— begin —

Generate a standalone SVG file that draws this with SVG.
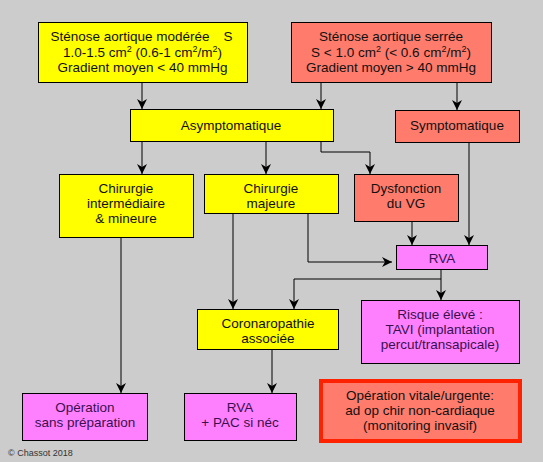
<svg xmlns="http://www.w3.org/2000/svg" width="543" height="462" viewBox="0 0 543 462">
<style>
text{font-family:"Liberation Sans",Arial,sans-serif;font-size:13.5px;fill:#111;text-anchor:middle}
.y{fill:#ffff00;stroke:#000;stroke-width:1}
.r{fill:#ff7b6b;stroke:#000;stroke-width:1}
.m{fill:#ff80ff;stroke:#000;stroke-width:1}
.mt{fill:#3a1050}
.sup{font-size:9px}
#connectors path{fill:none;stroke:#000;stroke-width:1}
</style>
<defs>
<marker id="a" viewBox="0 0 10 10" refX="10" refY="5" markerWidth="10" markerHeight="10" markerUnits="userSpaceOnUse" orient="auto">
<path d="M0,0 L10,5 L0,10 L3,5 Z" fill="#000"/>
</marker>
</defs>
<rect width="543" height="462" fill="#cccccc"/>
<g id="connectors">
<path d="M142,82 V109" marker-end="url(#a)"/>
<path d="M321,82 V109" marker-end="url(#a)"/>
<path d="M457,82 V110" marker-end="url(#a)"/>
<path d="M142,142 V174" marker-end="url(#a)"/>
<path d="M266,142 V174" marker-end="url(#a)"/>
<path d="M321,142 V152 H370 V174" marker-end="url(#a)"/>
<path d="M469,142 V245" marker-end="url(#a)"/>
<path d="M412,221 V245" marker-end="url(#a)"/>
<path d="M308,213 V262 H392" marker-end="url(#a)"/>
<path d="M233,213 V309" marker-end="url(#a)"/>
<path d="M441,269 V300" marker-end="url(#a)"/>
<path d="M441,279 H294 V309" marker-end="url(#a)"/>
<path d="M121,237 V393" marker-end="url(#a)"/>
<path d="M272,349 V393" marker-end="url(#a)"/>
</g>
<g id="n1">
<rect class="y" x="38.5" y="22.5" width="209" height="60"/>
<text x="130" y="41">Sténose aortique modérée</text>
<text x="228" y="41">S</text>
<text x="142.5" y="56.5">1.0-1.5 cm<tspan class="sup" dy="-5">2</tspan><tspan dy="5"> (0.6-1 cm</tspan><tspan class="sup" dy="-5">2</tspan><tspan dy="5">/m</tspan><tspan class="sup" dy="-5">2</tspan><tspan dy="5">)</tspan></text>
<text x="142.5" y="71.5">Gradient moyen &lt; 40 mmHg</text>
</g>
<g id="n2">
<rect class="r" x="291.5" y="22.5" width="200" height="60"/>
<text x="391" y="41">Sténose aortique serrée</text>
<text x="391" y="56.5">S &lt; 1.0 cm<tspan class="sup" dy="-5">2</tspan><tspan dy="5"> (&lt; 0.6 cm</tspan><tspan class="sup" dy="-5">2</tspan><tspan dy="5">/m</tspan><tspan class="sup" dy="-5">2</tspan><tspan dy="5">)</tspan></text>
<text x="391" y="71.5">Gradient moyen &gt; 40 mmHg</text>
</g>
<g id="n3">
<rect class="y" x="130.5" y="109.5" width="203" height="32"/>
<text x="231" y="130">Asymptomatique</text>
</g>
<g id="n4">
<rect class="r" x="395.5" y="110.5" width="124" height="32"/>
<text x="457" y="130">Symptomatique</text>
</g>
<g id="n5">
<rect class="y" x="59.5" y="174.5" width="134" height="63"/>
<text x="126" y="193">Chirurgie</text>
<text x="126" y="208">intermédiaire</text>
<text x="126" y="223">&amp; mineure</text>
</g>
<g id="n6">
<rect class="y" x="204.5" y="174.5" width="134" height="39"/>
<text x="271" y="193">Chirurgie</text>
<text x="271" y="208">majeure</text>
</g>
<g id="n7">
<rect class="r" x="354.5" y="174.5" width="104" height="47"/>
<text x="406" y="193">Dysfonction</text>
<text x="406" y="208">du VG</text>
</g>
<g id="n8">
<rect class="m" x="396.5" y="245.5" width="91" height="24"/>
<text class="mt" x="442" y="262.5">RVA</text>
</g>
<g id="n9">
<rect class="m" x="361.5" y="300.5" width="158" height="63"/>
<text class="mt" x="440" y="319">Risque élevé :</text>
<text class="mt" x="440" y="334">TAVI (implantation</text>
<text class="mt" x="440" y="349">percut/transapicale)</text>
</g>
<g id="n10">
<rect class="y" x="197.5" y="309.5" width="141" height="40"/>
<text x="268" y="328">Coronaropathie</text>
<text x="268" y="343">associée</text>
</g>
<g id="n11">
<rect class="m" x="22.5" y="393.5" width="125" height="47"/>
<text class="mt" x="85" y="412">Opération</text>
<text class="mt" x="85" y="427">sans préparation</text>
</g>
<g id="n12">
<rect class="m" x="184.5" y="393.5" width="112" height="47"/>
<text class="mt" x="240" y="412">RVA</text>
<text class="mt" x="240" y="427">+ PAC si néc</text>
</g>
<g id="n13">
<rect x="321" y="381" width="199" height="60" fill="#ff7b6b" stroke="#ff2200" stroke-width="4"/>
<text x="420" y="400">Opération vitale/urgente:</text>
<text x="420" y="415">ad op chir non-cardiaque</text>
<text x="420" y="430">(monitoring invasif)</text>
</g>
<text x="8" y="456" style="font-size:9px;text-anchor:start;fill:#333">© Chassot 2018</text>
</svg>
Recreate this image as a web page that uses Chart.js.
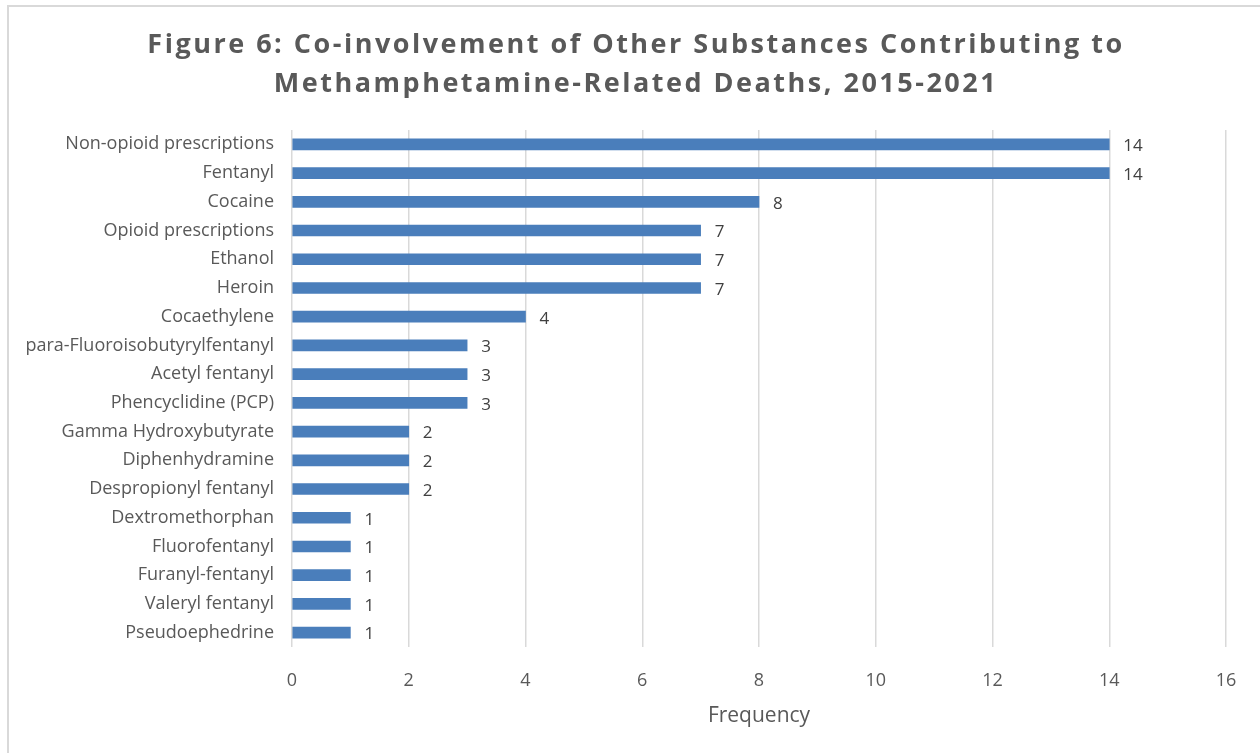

— end —

*Written problem:* Only lines with the word "that" should be collected from the material.

*Output for this exercise:*
Generate a standalone SVG file that draws this with SVG.
Recreate this image as a web page that uses Chart.js.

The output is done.